In the event it should be made to appear that the vendor’s title to any part of the land is defective, and other persons shall, when brought before the court, succeed in establishing their right to it, the purchaser will then be entitled to an abatement of the value of the part so lost, out of the balance of the purchase money which is unpaid; its value to be ascertained by reference to the price of the whole tract, as fixed by the original contract, and by its relative value when compared with the balance of the tract at that time.

Its value, when thus determined, will bear interest from the 1st day of March, 1849, the time when Wickliffe is charged with interest on the unpaid purchase money — from which, however, must be deducted the rent of the land and the value of any waste or deterioration thereof, taking into the estimate any improvements which the purchaser may have made thereon.
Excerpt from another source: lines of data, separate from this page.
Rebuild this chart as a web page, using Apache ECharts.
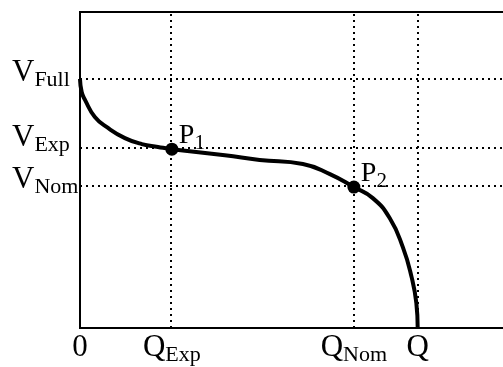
<!DOCTYPE html>
<html>
<head>
<meta charset="utf-8">
<script src="https://cdn.jsdelivr.net/npm/echarts@6/dist/echarts.min.js"></script>
<style>html,body{margin:0;padding:0;background:#fff;}#c{width:503px;height:367px;}</style>
</head>
<body>
<div id="c"></div>
<script>
// Capacity (x) marks, normalized so Q = 1
const xTicks = [0, 0.272, 0.811, 1];
const xTickMain = ['0', 'Q', 'Q', 'Q'];
const xTickSub = ['', 'Exp', 'Nom', ''];
// Voltage (y) marks, normalized to axis height
const yTicks = [0.788, 0.566, 0.446];
const yTickMain = ['V', 'V', 'V'];
const yTickSub = ['Full', 'Exp', 'Nom'];
// Discharge curve
const curveQ = [0, 0.005, 0.0148, 0.044, 0.083, 0.133, 0.183, 0.231, 0.272, 0.429, 0.532, 0.660, 0.740, 0.811, 0.867, 0.917, 0.956, 0.982, 0.996, 1];
const curveV = [0.788, 0.747, 0.722, 0.668, 0.633, 0.601, 0.582, 0.573, 0.566, 0.547, 0.532, 0.519, 0.487, 0.446, 0.411, 0.348, 0.256, 0.161, 0.079, 0];
// Characteristic points
const pointNames = ['1', '2'];
const pointQ = [0.272, 0.811];
const pointV = [0.566, 0.446];

const FONT = '"Liberation Serif", "Times New Roman", serif';
const chart = echarts.init(document.getElementById('c'), null, {renderer: 'canvas'});

function findIdx(arr, v) {
  let best = 0;
  for (let i = 1; i < arr.length; i++) if (Math.abs(arr[i] - v) < Math.abs(arr[best] - v)) best = i;
  return best;
}
const yStyleKey = ['F', 'E', 'N'];

const option = {
  backgroundColor: '#fff',
  animation: false,
  grid: {left: 80, right: -16, top: 12, bottom: 39, show: true, borderColor: '#000', borderWidth: 2, outerBoundsMode: 'none', containLabel: false},
  xAxis: {
    type: 'value', min: 0, max: 1.3,
    axisLine: {show: false}, axisTick: {show: false}, splitLine: {show: false},
    axisLabel: {
      customValues: xTicks, margin: 3, color: '#000', fontFamily: FONT, hideOverlap: false, interval: 0,
      formatter: function (v) {
        const i = findIdx(xTicks, v);
        return '{m|' + xTickMain[i] + '}' + (xTickSub[i] ? '{s|' + xTickSub[i] + '}' : '');
      },
      rich: {
        m: {fontSize: 31, fontFamily: FONT, color: '#000', lineHeight: 34},
        s: {fontSize: 22, fontFamily: FONT, color: '#000', lineHeight: 34, padding: [14, 0, 0, 0]}
      }
    }
  },
  yAxis: {
    type: 'value', min: 0, max: 1,
    axisLine: {show: false}, axisTick: {show: false}, splitLine: {show: false},
    axisLabel: {
      customValues: yTicks, margin: 68, align: 'left', verticalAlign: 'bottom', color: '#000', fontFamily: FONT,
      hideOverlap: false, interval: 0,
      formatter: function (v) {
        const i = findIdx(yTicks, v);
        const k = yStyleKey[i];
        return '{m' + k + '|' + yTickMain[i] + '}{s' + k + '|' + yTickSub[i] + '}';
      },
      rich: {
        mF: {fontSize: 31, fontFamily: FONT, color: '#000', lineHeight: 13},
        sF: {fontSize: 22, fontFamily: FONT, color: '#000', lineHeight: 13, padding: [15, 0, 0, 0]},
        mE: {fontSize: 31, fontFamily: FONT, color: '#000', lineHeight: 22},
        sE: {fontSize: 22, fontFamily: FONT, color: '#000', lineHeight: 22, padding: [15, 0, 0, 0]},
        mN: {fontSize: 31, fontFamily: FONT, color: '#000', lineHeight: 14},
        sN: {fontSize: 22, fontFamily: FONT, color: '#000', lineHeight: 14, padding: [15, 0, 0, 0]}
      }
    }
  },
  series: [
    {
      type: 'scatter', data: [], silent: true,
      markLine: {
        silent: true, symbol: ['none', 'none'], label: {show: false},
        lineStyle: {type: [2, 4], width: 2, color: '#000'},
        emphasis: {disabled: true},
        data: xTicks.slice(1).map(v => ({xAxis: v})).concat(yTicks.map(v => ({yAxis: v})))
      }
    },
    {
      type: 'line', silent: true, smooth: 0.5, showSymbol: false,
      lineStyle: {color: '#000', width: 4}, z: 3,
      data: curveQ.map((q, i) => [q, curveV[i]])
    },
    {
      type: 'scatter', silent: true, symbolSize: 13, z: 4,
      itemStyle: {color: '#000', opacity: 1},
      data: pointQ.map((q, i) => ({value: [q, pointV[i]], name: pointNames[i]})),
      label: {
        show: true, position: [13.5, -7], align: 'left', verticalAlign: 'middle', color: '#000', opacity: 1,
        formatter: function (p) { return '{p|P}{s|' + p.name + '}'; },
        rich: {
          p: {fontSize: 28, fontFamily: FONT, color: '#000', lineHeight: 30},
          s: {fontSize: 21, fontFamily: FONT, color: '#000', lineHeight: 30, padding: [16, 0, 0, 0]}
        }
      }
    }
  ]
};
chart.setOption(option);
</script>
</body>
</html>
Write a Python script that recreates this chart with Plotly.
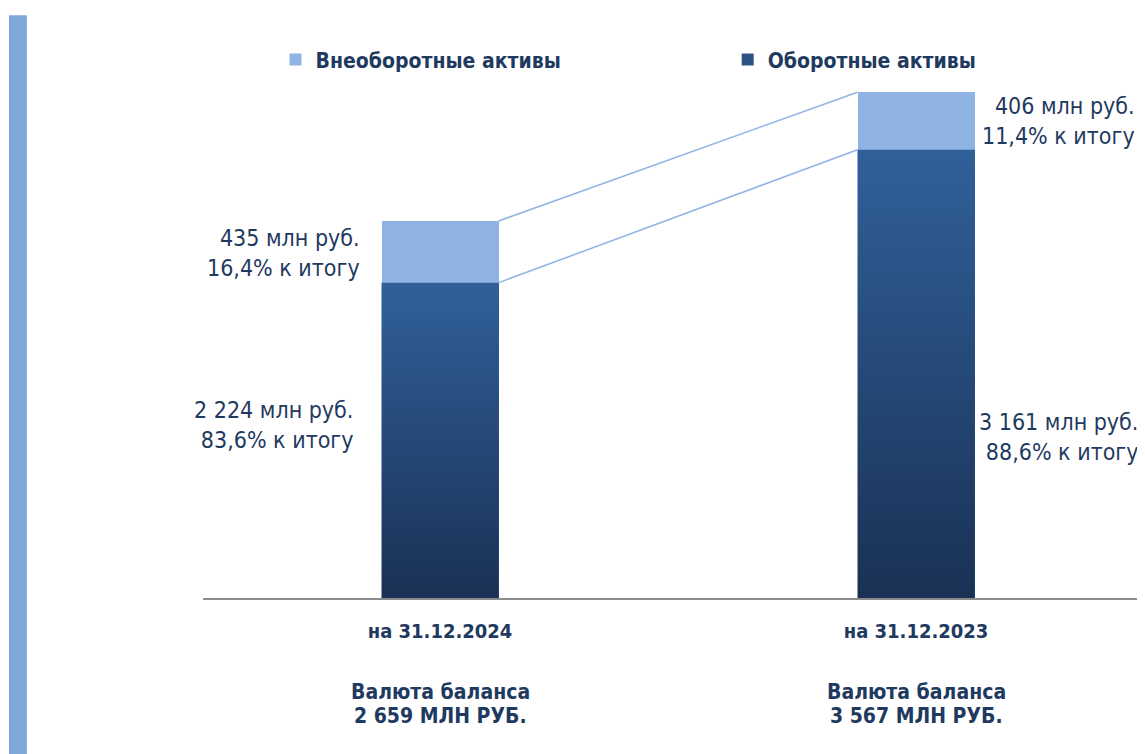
import plotly.graph_objects as go

categories = ["на 31.12.2024", "на 31.12.2023"]
current_assets = [2224, 3161]        # Оборотные активы
noncurrent_assets = [435, 406]       # Внеоборотные активы
current_pct = ["83,6%", "88,6%"]
noncurrent_pct = ["16,4%", "11,4%"]
totals_text = ["2 659 МЛН РУБ.", "3 567 МЛН РУБ."]
current_text = ["2 224", "3 161"]
noncurrent_text = ["435", "406"]

FONT = "Liberation Sans Narrow, Arial Narrow, DejaVu Sans Condensed, sans-serif"
TXT = "#1f3a60"
LIGHT = "#8fb4e3"
DARK = "#2b5282"
W = 0.246
xs = [0, 1]
totals = [c + n for c, n in zip(current_assets, noncurrent_assets)]

fig = go.Figure()
fig.add_trace(go.Bar(x=xs, y=current_assets, width=W, marker=dict(color=DARK, line=dict(width=0)),
                     name="Оборотные активы", legend="legend2"))
fig.add_trace(go.Bar(x=xs, y=noncurrent_assets, width=W, marker=dict(color=LIGHT, line=dict(width=0)),
                     name="Внеоборотные активы", legend="legend"))

# gradient overlay for the dark segments
for i, v in zip(xs, current_assets):
    fig.add_trace(go.Scatter(x=[i - W / 2, i + W / 2, i + W / 2, i - W / 2, i - W / 2],
                             y=[0, 0, v, v, 0], mode="lines", line=dict(width=0),
                             fill="toself",
                             fillgradient=dict(type="vertical",
                                               colorscale=[[0, "#1a3154"], [1, "#30609a"]]),
                             showlegend=False, hoverinfo="skip"))

# connector lines
fig.add_trace(go.Scatter(x=[xs[0] + W / 2, xs[1] - W / 2], y=totals, mode="lines",
                         line=dict(color="#8fb4e3", width=1.5), showlegend=False, hoverinfo="skip"))
fig.add_trace(go.Scatter(x=[xs[0] + W / 2, xs[1] - W / 2], y=current_assets, mode="lines",
                         line=dict(color="#8fb4e3", width=1.5), showlegend=False, hoverinfo="skip"))

LBL = dict(family=FONT, size=23, color=TXT)
ann = []
ann.append(dict(x=-0.164, y=2435, xref="x", yref="y", xanchor="right", yanchor="middle", align="right",
                text=f"{noncurrent_text[0]} млн руб.<br>{noncurrent_pct[0]} к итогу", showarrow=False, font=LBL))
ann.append(dict(x=-0.179, y=1219, xref="x", yref="y", xanchor="right", yanchor="middle", align="right",
                text=f"{current_text[0]} млн руб.<br>{current_pct[0]} к итогу", showarrow=False, font=LBL))
ann.append(dict(x=1 + 0.464, y=3362, xref="x", yref="y", xanchor="right", yanchor="middle", align="right",
                text=f"{noncurrent_text[1]} млн руб.<br>{noncurrent_pct[1]} к итогу", showarrow=False, font=LBL))
ann.append(dict(x=1 + 0.470, y=1135, xref="x", yref="y", xanchor="right", yanchor="middle", align="right",
                text=f"{current_text[1]} млн руб.<br>{current_pct[1]} к итогу", showarrow=False, font=LBL))
BOLD = dict(family=FONT, size=21, color=TXT, weight="bold")
for i, t in zip(xs, totals_text):
    ann.append(dict(x=i, y=-0.170, xref="x", yref="paper", xanchor="center", yanchor="middle",
                    text="Валюта баланса", showarrow=False, font=BOLD))
    ann.append(dict(x=i, y=-0.213, xref="x", yref="paper", xanchor="center", yanchor="middle",
                    text=t, showarrow=False, font=BOLD))

LEG = dict(family=FONT, size=21, color=TXT, weight="bold")
fig.update_layout(
    width=1137, height=746,
    margin=dict(l=195, r=0, t=37, b=156),
    paper_bgcolor="white", plot_bgcolor="white",
    barmode="stack",
    font=dict(family=FONT, color=TXT),
    xaxis=dict(range=[-0.498, 1.481], tickvals=xs, ticktext=categories,
               tickfont=dict(family=FONT, size=20, color=TXT, weight="bold"), showline=True,
               linecolor="#8c8c8c", linewidth=2, ticks="", showgrid=False, zeroline=False,
               ticklabelstandoff=14),
    yaxis=dict(range=[0, 3900], visible=False, showgrid=False, zeroline=False),
    legend=dict(orientation="h", x=0.077, y=0.973, xanchor="left", yanchor="middle",
                font=LEG, bgcolor="rgba(0,0,0,0)", borderwidth=0),
    legend2=dict(orientation="h", x=0.557, y=0.973, xanchor="left", yanchor="middle",
                 font=LEG, bgcolor="rgba(0,0,0,0)", borderwidth=0),
    annotations=ann,
    shapes=[dict(type="rect", xref="paper", yref="paper", x0=-0.206, x1=-0.187, y0=-0.3, y1=1.054,
                 fillcolor="#7fa7da", line=dict(width=0), layer="below")],
)
fig.write_html("out.html")
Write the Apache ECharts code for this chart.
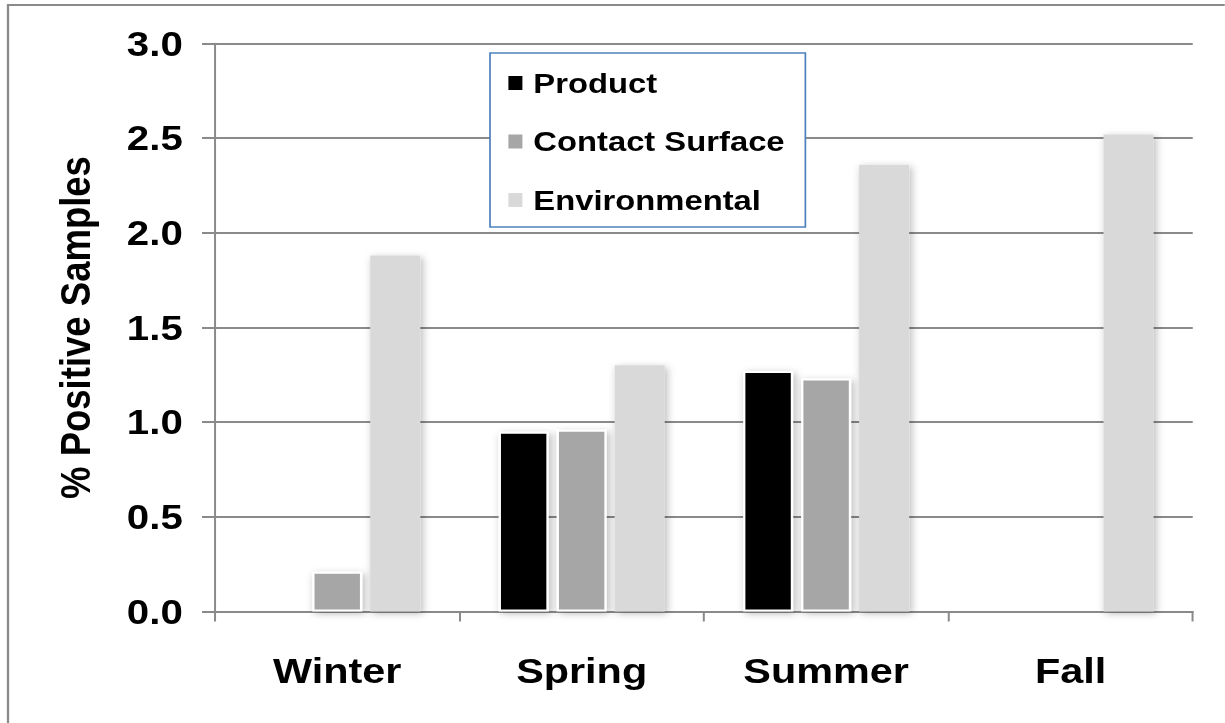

As some of the claimants will have to be proceeded against as non-residents, the question occurs, in what manner shall their title be litigated and their claim guarded against, if they fail to appear and assert it by appropriate pleadings, when constructively served with process?

As Wickliffe is in the possession of the land, he has a right, for the purpose of quieting his possession and of perfecting hds title, to bring all claimants, and all persons from whom he apprehends any disturbance at a future period, before the court, by appropriate proceedings, and require them to assert their-*228title; and upon their failing to do so, he will be entitled to a decree against them, precluding them from its assertion at any subsequent time. But as a judgment against persons constructively summoned, who do not appear, may be subsequently set aside, if such persons, at any time within five years after the rendition of the judgment, appear in court and move to have the action retried, and then assert and establish their title, it will be necessary, even after such a judgment or decree has been rendered, to secure the purchaser against the assertion of the claim within the time allowed by law for that purpose. And to this end the party entitled to the purchase money must, before she can demand its payment, be required to execute to Wickliffe a covenant, with good security, to the effect that she will secure and indemnify him against all loss or damage that he may sustain by reason of the appearance of any of the defendants who have been constructively summoned within the time allowed by law, and the assertion and establishment by them of a right and title to any part of the land purchased by him. And upon the execution of such a covenant, after a judgment has been rendered in favor of Wickliffe to quiet his title and possession, his injunction should be dissolved, and he should be required to pay the balance of the purchase money.

Wherefore, the decree is reversed, and cause remanded for further proceedings not inconsistent with this opinion.